What funding is being provided?

While RMRI projects may receive some seed money, one of the primary goals will be to use this initiative to bring more attention, effort and leverage funding to the selected project areas to affect bigger change across land-ownership boundaries.

  • The process is meant to identify shared opportunities to focus our collective resources to remove existing barriers and achieve cross-boundary success at a landscape scale.
  • The selected landscape will be a shared priority for the Initiative to work together with focal area partners to address barriers to increasing the pace and scale of forest restoration.
  • Each organization and partner will determine how and what they contribute towards achieving this goal.

What about the projects that didn’t get selected?

We expect these projects will continue to move forward.

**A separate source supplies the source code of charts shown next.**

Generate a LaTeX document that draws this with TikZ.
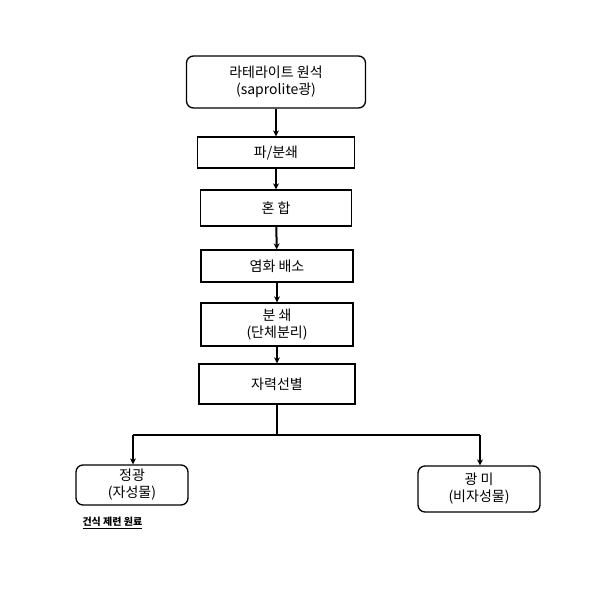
\documentclass[tikz,border=0pt]{standalone}
\usepackage{fontspec}
\setmainfont{Noto Sans CJK KR}
\begin{document}
\begin{tikzpicture}[x=1pt,y=-1pt,
  box/.style={draw,line width=1.3pt,minimum width=#1,inner sep=0pt,align=center,font=\fontsize{14}{17}\selectfont},
  rbox/.style={box=#1,rounded corners=7pt},
  arr/.style={->,line width=2pt,>={Stealth[length=6pt,width=6pt]}}]
\useasboundingbox (0,0) rectangle (600,589);
\usetikzlibrary{arrows.meta}
\node[rbox=179pt,minimum height=52pt] (a) at (276,82) {라테라이트 원석\\(saprolite광)};
\node[box=157pt,minimum height=31pt] (b) at (276,152.5) {파/분쇄};
\node[box=151pt,minimum height=36pt] (c) at (276,208) {혼 합};
\node[box=152pt,minimum height=32pt] (d) at (277,266) {염화 배소};
\node[box=152pt,minimum height=43pt] (e) at (277,324.5) {분 쇄\\(단체분리)};
\node[box=156pt,minimum height=40pt] (f) at (277,384) {자력선별};
\node[rbox=112pt,minimum height=40pt] (g) at (132,485) {정광\\(자성물)};
\node[rbox=122pt,minimum height=46pt] (h) at (479,489) {광 미\\(비자성물)};
\node[font=\fontsize{10}{12}\selectfont\bfseries,anchor=west] (l) at (79,523) {\underline{건식 제련 원료}};
\coordinate (j) at (277,435);
\coordinate (jl) at (133,435);
\coordinate (jr) at (480,435);
\draw[arr] (a) -- (b);
\draw[arr] (b) -- (c);
\draw[arr] (c) -- (d);
\draw[arr] (d) -- (e);
\draw[arr] (e) -- (f);
\draw[line width=2pt] (f.south) -- (j);
\draw[arr] (jl) -- (g.north -| jl);
\draw[arr] (jr) -- (h.north -| jr);
\draw[line width=2pt] (jl) -- (jr);
\end{tikzpicture}
\end{document}
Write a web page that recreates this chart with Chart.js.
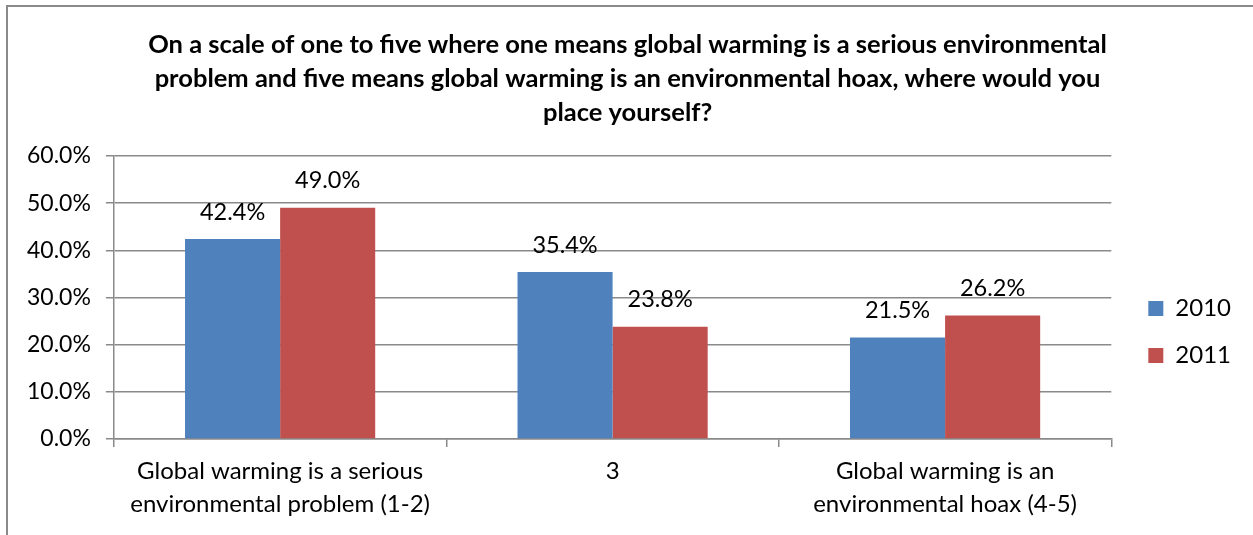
<!DOCTYPE html>
<html>
<head>
<meta charset="utf-8">
<script src="https://cdn.jsdelivr.net/npm/chart.js@4.4.1/dist/chart.umd.min.js"></script>
<style>
  html, body { margin: 0; padding: 0; background: #fff; overflow: hidden; }
  #frame {
    position: absolute; left: 6px; top: 5px; width: 1270px; height: 560px;
    border-top: 2px solid #8a8a8a; border-left: 2px solid #8a8a8a;
  }
  #wrap { position: absolute; left: 8px; top: 7px; width: 1245px; height: 528px; }
</style>
</head>
<body>
<div id="frame"></div>
<div id="wrap"><canvas id="surveyChart"></canvas></div>
<script>
const categories = [
    ['Global warming is a serious', 'environmental problem (1-2)'],
    '3',
    ['Global warming is an', 'environmental hoax (4-5)']
];
const values2010 = [42.4, 35.4, 21.5];
const values2011 = [49.0, 23.8, 26.2];
const titleLines = [
    'On a scale of one to five where one means global warming is a serious environmental',
    'problem and five means global warming is an environmental hoax, where would you',
    'place yourself?'
];

const FONT = "Lato, 'Open Sans', sans-serif";
const GRID = '#8a8a8a';

// value labels above each bar
const barLabels = {
    id: 'barLabels',
    afterDatasetsDraw(chart) {
        const { ctx } = chart;
        ctx.save();
        ctx.font = '23.5px ' + FONT;
        ctx.fillStyle = '#000';
        ctx.textAlign = 'center';
        ctx.textBaseline = 'middle';
        chart.data.datasets.forEach((ds, i) => {
            chart.getDatasetMeta(i).data.forEach((bar, j) => {
                ctx.fillText(ds.data[j].toFixed(1) + '%', bar.x, bar.y - 27);
            });
        });
        ctx.restore();
    }
};

// move legend lower/right and recentre the title on the whole canvas
const layoutShift = {
    id: 'layoutShift',
    afterLayout(chart) {
        chart.legend.top += 62;
        chart.legend.bottom += 62;
        chart.legend.left += 14;
        chart.legend.right += 14;
        chart.titleBlock.left += 8;
        chart.titleBlock.right += 8;
    }
};

const ctx = document.getElementById('surveyChart').getContext('2d');

new Chart(ctx, {
    type: 'bar',
    data: {
        labels: categories,
        datasets: [{
            label: '2010',
            data: values2010,
            backgroundColor: '#4f81bd'
        }, {
            label: '2011',
            data: values2011,
            backgroundColor: '#c0504d'
        }]
    },
    options: {
        responsive: true,
        maintainAspectRatio: false,
        animation: false,
        barPercentage: 1,
        categoryPercentage: 0.572,
        layout: {
            padding: { left: 4, right: 26, top: 4, bottom: 6 }
        },
        plugins: {
            title: {
                display: true,
                text: titleLines,
                color: '#000',
                font: { family: FONT, size: 25.5, weight: 'bold', lineHeight: 1.333 },
                padding: { top: 17, bottom: 26 }
            },
            legend: {
                position: 'right',
                labels: {
                    color: '#000',
                    boxWidth: 15,
                    boxHeight: 15,
                    padding: 23,
                    font: { family: FONT, size: 24 }
                }
            },
            tooltip: { enabled: false }
        },
        scales: {
            x: {
                grid: {
                    offset: true,
                    drawOnChartArea: false,
                    drawTicks: true,
                    tickLength: 8,
                    color: GRID,
                    lineWidth: 1.5
                },
                border: { color: GRID, width: 1.5 },
                ticks: {
                    color: '#000',
                    padding: 8,
                    font: { family: FONT, size: 24, lineHeight: 1.375 }
                }
            },
            y: {
                min: 0,
                max: 60,
                ticks: {
                    stepSize: 10,
                    color: '#000',
                    padding: 15,
                    font: { family: FONT, size: 23 },
                    callback: v => v.toFixed(1) + '%'
                },
                grid: { color: GRID, lineWidth: 1.5, tickLength: 8 },
                border: { color: GRID, width: 1.5 }
            }
        }
    },
    plugins: [barLabels, layoutShift]
});
</script>
</body>
</html>
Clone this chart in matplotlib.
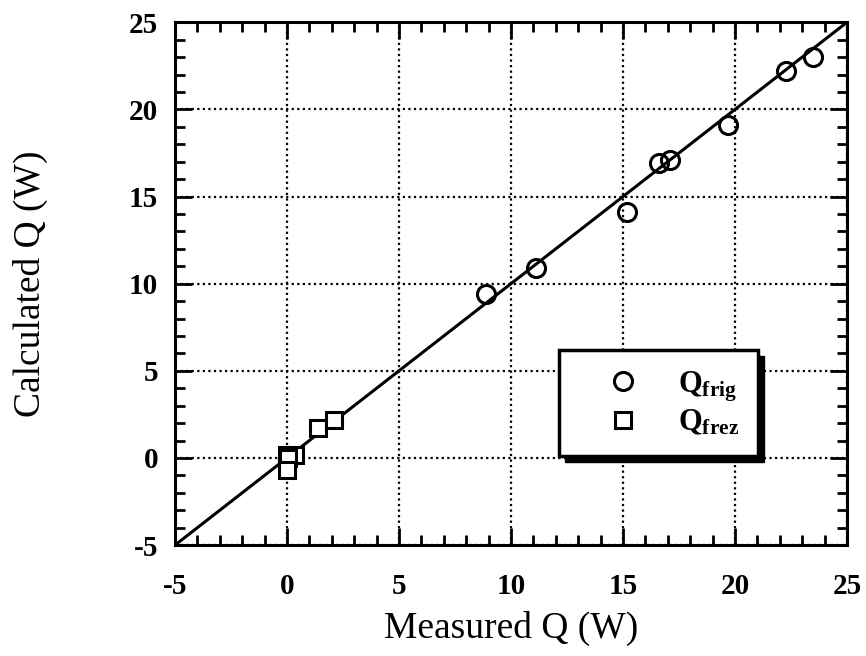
import matplotlib
matplotlib.use("Agg")
import matplotlib.pyplot as plt
from matplotlib.patches import Rectangle
from matplotlib.ticker import MultipleLocator

plt.rcParams['font.family'] = ['Liberation Serif', 'DejaVu Serif']
plt.rcParams['mathtext.fontset'] = 'custom'
plt.rcParams['mathtext.rm'] = 'Liberation Serif:bold'
plt.rcParams['mathtext.bf'] = 'Liberation Serif:bold'
plt.rcParams['mathtext.it'] = 'Liberation Serif:bold'
plt.rcParams['axes.unicode_minus'] = False

# Data
frig_meas = [8.9, 11.1, 15.2, 16.6, 17.1, 19.7, 22.3, 23.5]
frig_calc = [9.4, 10.9, 14.1, 16.9, 17.1, 19.1, 22.2, 23.0]
frez_meas = [0.0, 0.35, 0.05, 0.0, 1.4, 2.1]
frez_calc = [0.2, 0.2, 0.0, -0.7, 1.7, 2.2]
ideal = [-5, 25]

fig = plt.figure(figsize=(8.66, 6.56), dpi=100)
ax = fig.add_axes([0.202, 0.169, 0.776, 0.797])

ax.plot(ideal, ideal, color='black', lw=2.2, zorder=2)
ax.plot(frig_meas, frig_calc, 'o', ms=13, mfc='none', mec='black', mew=2.2,
        label=r'$\mathbf{Q_{frig}}$', zorder=3)
ax.plot(frez_meas, frez_calc, 's', ms=12, mfc='white', mec='black', mew=2.2,
        label=r'$\mathbf{Q_{frez}}$', zorder=3)

ax.set_xlim(-5, 25)
ax.set_ylim(-5, 25)
ax.xaxis.set_major_locator(MultipleLocator(5))
ax.yaxis.set_major_locator(MultipleLocator(5))
ax.xaxis.set_minor_locator(MultipleLocator(1))
ax.yaxis.set_minor_locator(MultipleLocator(1))
ax.tick_params(which='both', direction='in', top=True, right=True, width=2, colors='black')
ax.tick_params(which='major', length=12, labelsize=21)
ax.tick_params(which='minor', length=7)
ax.tick_params(axis='x', which='major', pad=20)
ax.tick_params(axis='y', which='major', pad=12)
for lab in ax.get_xticklabels() + ax.get_yticklabels():
    lab.set_fontweight('bold')
ax.grid(True, which='major', color='black', linestyle=(0, (1, 1.5)), lw=1.6)
for s in ax.spines.values():
    s.set_linewidth(2.2)

ax.set_xlabel('Measured Q (W)', fontsize=27, labelpad=8)
ax.set_ylabel('Calculated Q (W)', fontsize=27, labelpad=58)

leg = ax.legend(loc='upper left', bbox_to_anchor=(0.572, 0.373), fontsize=22,
                frameon=True, fancybox=False, edgecolor='black', framealpha=1,
                handletextpad=0.36, borderpad=0.62, labelspacing=0.15,
                borderaxespad=0, handlelength=2.9)
leg.get_frame().set_linewidth(2.5)
leg.set_zorder(10)

fig.canvas.draw()
bb = leg.get_window_extent()
off = 6
shadow = Rectangle((bb.x0 + off, bb.y0 - off), bb.width, bb.height,
                   transform=None, facecolor='black', edgecolor='black', zorder=9)
ax.add_artist(shadow)
shadow.set_clip_on(False)

fig.savefig('out.png', dpi=100)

  • Some of the projects were already well underway, with strong partnerships and a history of getting work done. We anticipate they will receive continued funding from the various sources that have funded them thus far and they will be able to continue to move forward at the current pace and scale.
  • Some projects may become engaged and/or benefit from RMRI work towards cross-cutting issues.
  • Several of the proposals were in a more formative stage. We hope these projects will continue building partnerships and planning work across boundaries so they are ready for future opportunities.
  • We plan to remain engaged with all project proponents to share in lessons learned and opportunities that may come from RMRI efforts. One primary goal of RMRI is to create a process that can be replicated in other parts of the state and region. We hope this continued communication will help increase the pace and scale of work across Colorado and beyond.